Meta Signals End to Oversight Board Funding, Puts Independent Content Moderation at Risk
Meta has privately informed its independent Oversight Board that the company may completely halt its funding after 2028, a move that threatens the future of the high-profile body created to review the platform's most contentious content moderation decisions. According to sources, the company has already significantly reduced its financial support this year and signaled plans for further cuts in 2027 and 2028, forcing board staff to brace for potential layoffs. This financial pressure arrives as Meta's referrals of complex cases and policy questions to the board have notably slowed in recent months.
The two sides are now locked in negotiations to find a compromise that would allow the board's work to continue in some form. However, the range of options under discussion is stark, including a complete break from Meta. In that scenario, the board's trust could attempt to spin off into a new entity that performs similar oversight work for other technology platforms, a radical shift from its original mandate.

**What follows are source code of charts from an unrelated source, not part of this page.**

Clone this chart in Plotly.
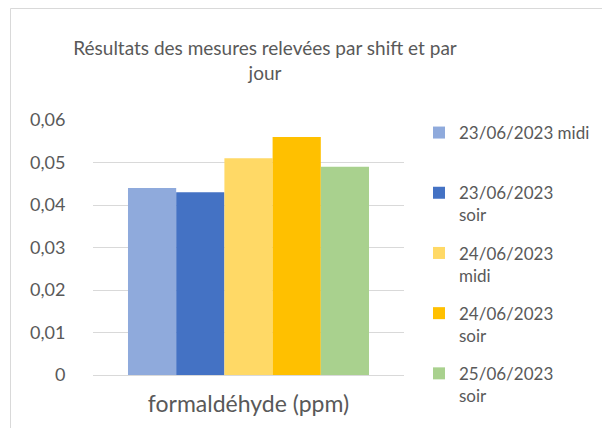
import plotly.graph_objects as go

categories = ["formaldéhyde (ppm)"]
series_names = ["23/06/2023 midi", "23/06/2023<br>soir", "24/06/2023<br>midi",
                "24/06/2023<br>soir", "25/06/2023<br>soir"]
series_values = [[0.044], [0.043], [0.051], [0.056], [0.049]]
colors = ["#8FAADC", "#4472C4", "#FFD966", "#FFC000", "#A9D18E"]
y_ticks = [0, 0.01, 0.02, 0.03, 0.04, 0.05, 0.06]
y_tick_labels = ["0", "0,01", "0,02", "0,03", "0,04", "0,05", "0,06"]

FONT = "Lato"
TXT = "#595959"

# figure is placed at (8, 8) by the browser's default body margin
W, H = 602, 420
L, R, T, B = 85, 206, 112, 53
PW, PH = W - L - R, H - T - B

fig = go.Figure()
for i, (name, vals, col) in enumerate(zip(series_names, series_values, colors)):
    label = name if "<br>" in name else name + "<br> "
    fig.add_trace(go.Bar(x=categories, y=vals, name=label, marker_color=col,
                         marker_line_width=0, legendgroup=str(i)))

fig.update_layout(
    width=W, height=H,
    margin=dict(l=L, r=R, t=T, b=B, autoexpand=False),
    paper_bgcolor="white", plot_bgcolor="white",
    barmode="group", bargap=0.225, bargroupgap=0,
    font=dict(family=FONT, color=TXT),
    title=dict(text="Résultats des mesures relevées par shift et par<br>jour",
               x=257 / W, xanchor="center", y=1 - 47 / H, yanchor="middle",
               font=dict(size=19, color=TXT, family=FONT)),
    legend=dict(x=(411 - L) / PW, xanchor="left", y=1 + 5 / PH, yanchor="top",
                font=dict(size=17, color=TXT, family=FONT),
                valign="top", tracegroupgap=13, itemwidth=30, maxheight=400,
                bgcolor="rgba(0,0,0,0)"),
    showlegend=True,
)
fig.update_yaxes(range=[0, 0.06], tickvals=y_ticks, ticktext=y_tick_labels,
                 showgrid=True, gridcolor="#D9D9D9", gridwidth=1.3,
                 zeroline=False, showline=False,
                 ticks="outside", ticklen=23, tickcolor="rgba(0,0,0,0)",
                 tickfont=dict(size=18, color=TXT, family=FONT))
fig.update_xaxes(showline=True, linecolor="#D9D9D9", linewidth=1.3,
                 ticks="outside", ticklen=8, tickcolor="rgba(0,0,0,0)",
                 tickfont=dict(size=23, color=TXT, family=FONT))

# chart area border (left and top edges)
bx = (2.5 - L) / PW
by = (T + PH - 0.5) / PH
fig.add_shape(type="line", xref="paper", yref="paper",
              x0=bx, x1=bx, y0=by, y1=-B / PH - 0.1,
              line=dict(color="#D9D9D9", width=1))
fig.add_shape(type="line", xref="paper", yref="paper",
              x0=bx, x1=(W + 10 - L) / PW, y0=by, y1=by,
              line=dict(color="#D9D9D9", width=1))

fig.write_html("out.html")
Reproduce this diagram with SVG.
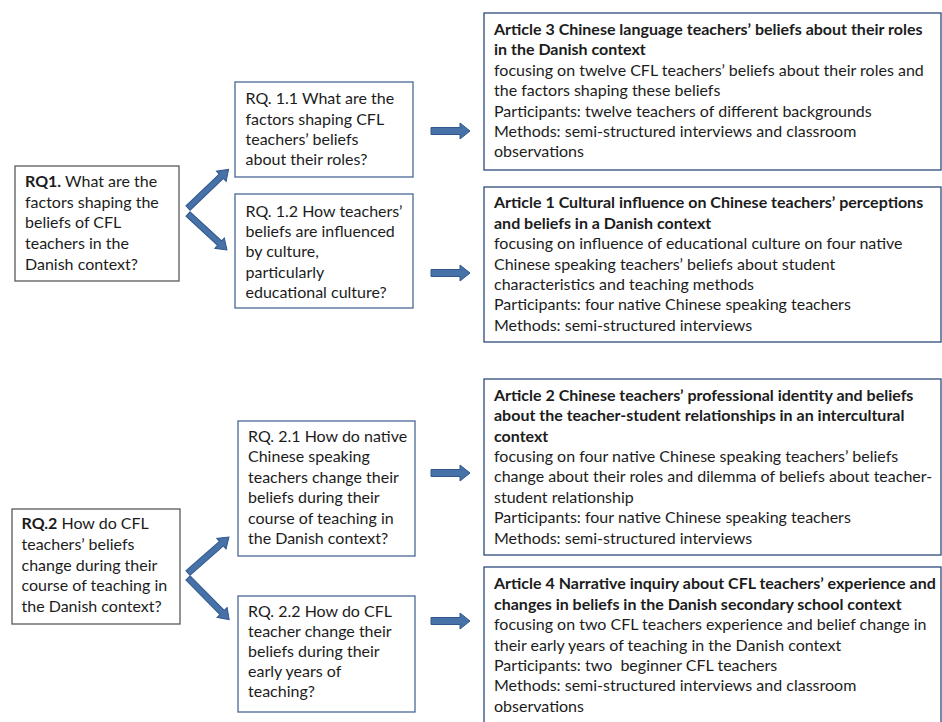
<svg xmlns="http://www.w3.org/2000/svg" width="942" height="722" viewBox="0 0 942 722">
<style>
text{font-family:Lato,"Open Sans","Liberation Sans",sans-serif;font-size:16px;fill:#1c1c1c}
.b{font-weight:bold}
.rq{fill:#fff;stroke:#595959;stroke-width:1.3}
.sq{fill:#fff;stroke:#4a6796;stroke-width:1.3}
.art{fill:#fff;stroke:#2f4a7c;stroke-width:1.3}
.arr{fill:#4672a8;stroke:#31578e;stroke-width:1}
</style>
<rect width="942" height="722" fill="#fff"/>
<g id="connectors">
<path class="arr" transform="translate(431,131)" d="M0,-3.5 H29 V-8 L39,0 L29,8 V3.5 H0 Z"/>
<path class="arr" transform="translate(431,273)" d="M0,-3.5 H29 V-8 L39,0 L29,8 V3.5 H0 Z"/>
<path class="arr" transform="translate(431,473)" d="M0,-3.5 H29 V-8 L39,0 L29,8 V3.5 H0 Z"/>
<path class="arr" transform="translate(431,621)" d="M0,-3.5 H29 V-8 L39,0 L29,8 V3.5 H0 Z"/>
<path class="arr" transform="translate(188,208) rotate(-43.6)" d="M0,-3 H46 V-7 L56,0 L46,7 V3 H0 Z"/>
<path class="arr" transform="translate(188,214) rotate(42.7)" d="M0,-3 H43 V-7 L53,0 L43,7 V3 H0 Z"/>
<path class="arr" transform="translate(188,573) rotate(-41.3)" d="M0,-3 H44.5 V-7 L54.5,0 L44.5,7 V3 H0 Z"/>
<path class="arr" transform="translate(188,578) rotate(45.3)" d="M0,-3 H48.5 V-7 L58.5,0 L48.5,7 V3 H0 Z"/>
</g>
<g id="rq1">
<rect class="rq" x="15" y="166" width="164" height="115"/>
<text x="25" y="187"><tspan class="b">RQ1.</tspan> What are the</text>
<text x="25" y="207.7">factors shaping the</text>
<text x="25" y="228.4">beliefs of CFL</text>
<text x="25" y="249.1">teachers in the</text>
<text x="25" y="269.8">Danish context?</text>
</g>
<g id="rq11">
<rect class="sq" x="235" y="82" width="178" height="95"/>
<text x="245.5" y="104.3">RQ. 1.1 What are the</text>
<text x="245.5" y="124.5">factors shaping CFL</text>
<text x="245.5" y="144.7">teachers’ beliefs</text>
<text x="245.5" y="165">about their roles?</text>
</g>
<g id="rq12">
<rect class="sq" x="235" y="194" width="178" height="114"/>
<text x="245.5" y="216.7">RQ. 1.2 How teachers’</text>
<text x="245.5" y="237">beliefs are influenced</text>
<text x="245.5" y="257.2">by culture,</text>
<text x="245.5" y="277.5">particularly</text>
<text x="245.5" y="297.7">educational culture?</text>
</g>
<g id="art3">
<rect class="art" x="484" y="13" width="457" height="157"/>
<text class="b" x="494" y="35">Article 3 Chinese language teachers’ beliefs about their roles</text>
<text class="b" x="494" y="55.4">in the Danish context</text>
<text x="494" y="75.8">focusing on twelve CFL teachers’ beliefs about their roles and</text>
<text x="494" y="96.2">the factors shaping these beliefs</text>
<text x="494" y="116.6">Participants: twelve teachers of different backgrounds</text>
<text x="494" y="137">Methods: semi-structured interviews and classroom</text>
<text x="494" y="157.4">observations</text>
</g>
<g id="art1">
<rect class="art" x="484" y="187" width="457" height="155"/>
<text class="b" x="494" y="208.3">Article 1 Cultural influence on Chinese teachers’ perceptions</text>
<text class="b" x="494" y="228.7">and beliefs in a Danish context</text>
<text x="494" y="249.1">focusing on influence of educational culture on four native</text>
<text x="494" y="269.5">Chinese speaking teachers’ beliefs about student</text>
<text x="494" y="289.9">characteristics and teaching methods</text>
<text x="494" y="310.3">Participants: four native Chinese speaking teachers</text>
<text x="494" y="330.7">Methods: semi-structured interviews</text>
</g>
<g id="rq2">
<rect class="rq" x="12" y="509" width="168" height="115"/>
<text x="21.5" y="529.3"><tspan class="b">RQ.2</tspan> How do CFL</text>
<text x="21.5" y="549.9">teachers’ beliefs</text>
<text x="21.5" y="570.5">change during their</text>
<text x="21.5" y="591.1">course of teaching in</text>
<text x="21.5" y="611.7">the Danish context?</text>
</g>
<g id="rq21">
<rect class="sq" x="238" y="421" width="177" height="135"/>
<text x="248" y="441.7">RQ. 2.1 How do native</text>
<text x="248" y="462.2">Chinese speaking</text>
<text x="248" y="482.7">teachers change their</text>
<text x="248" y="503.2">beliefs during their</text>
<text x="248" y="523.7">course of teaching in</text>
<text x="248" y="544.2">the Danish context?</text>
</g>
<g id="rq22">
<rect class="sq" x="238" y="596" width="177" height="116"/>
<text x="248" y="616.7">RQ. 2.2 How do CFL</text>
<text x="248" y="636.7">teacher change their</text>
<text x="248" y="656.7">beliefs during their</text>
<text x="248" y="676.7">early years of</text>
<text x="248" y="696.7">teaching?</text>
</g>
<g id="art2">
<rect class="art" x="484" y="379" width="457" height="176"/>
<text class="b" x="494" y="400.7">Article 2 Chinese teachers’ professional identity and beliefs</text>
<text class="b" x="494" y="421.1">about the teacher-student relationships in an intercultural</text>
<text class="b" x="494" y="441.5">context</text>
<text x="494" y="461.9">focusing on four native Chinese speaking teachers’ beliefs</text>
<text x="494" y="482.3">change about their roles and dilemma of beliefs about teacher-</text>
<text x="494" y="502.7">student relationship</text>
<text x="494" y="523.1">Participants: four native Chinese speaking teachers</text>
<text x="494" y="543.5">Methods: semi-structured interviews</text>
</g>
<g id="art4">
<rect class="art" x="484" y="567" width="457" height="170"/>
<text class="b" x="494" y="589.3">Article 4 Narrative inquiry about CFL teachers’ experience and</text>
<text class="b" x="494" y="609.7">changes in beliefs in the Danish secondary school context</text>
<text x="494" y="630.1">focusing on two CFL teachers experience and belief change in</text>
<text x="494" y="650.5">their early years of teaching in the Danish context</text>
<text x="494" y="670.9" style="white-space:pre">Participants: two  beginner CFL teachers</text>
<text x="494" y="691.3">Methods: semi-structured interviews and classroom</text>
<text x="494" y="711.7">observations</text>
</g>
</svg>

This potential defunding aligns with a broader strategic pivot inside Meta, where the company is aggressively shifting trust and safety functions from human review toward automated systems. The financial calculus is also tied to the company's massive investment in building out its AI infrastructure, creating internal pressure to cut costs across non-core operations. The board's uncertain future raises critical questions about the durability of external accountability mechanisms for the world's largest social media platforms, especially as they lean more heavily on opaque algorithmic systems.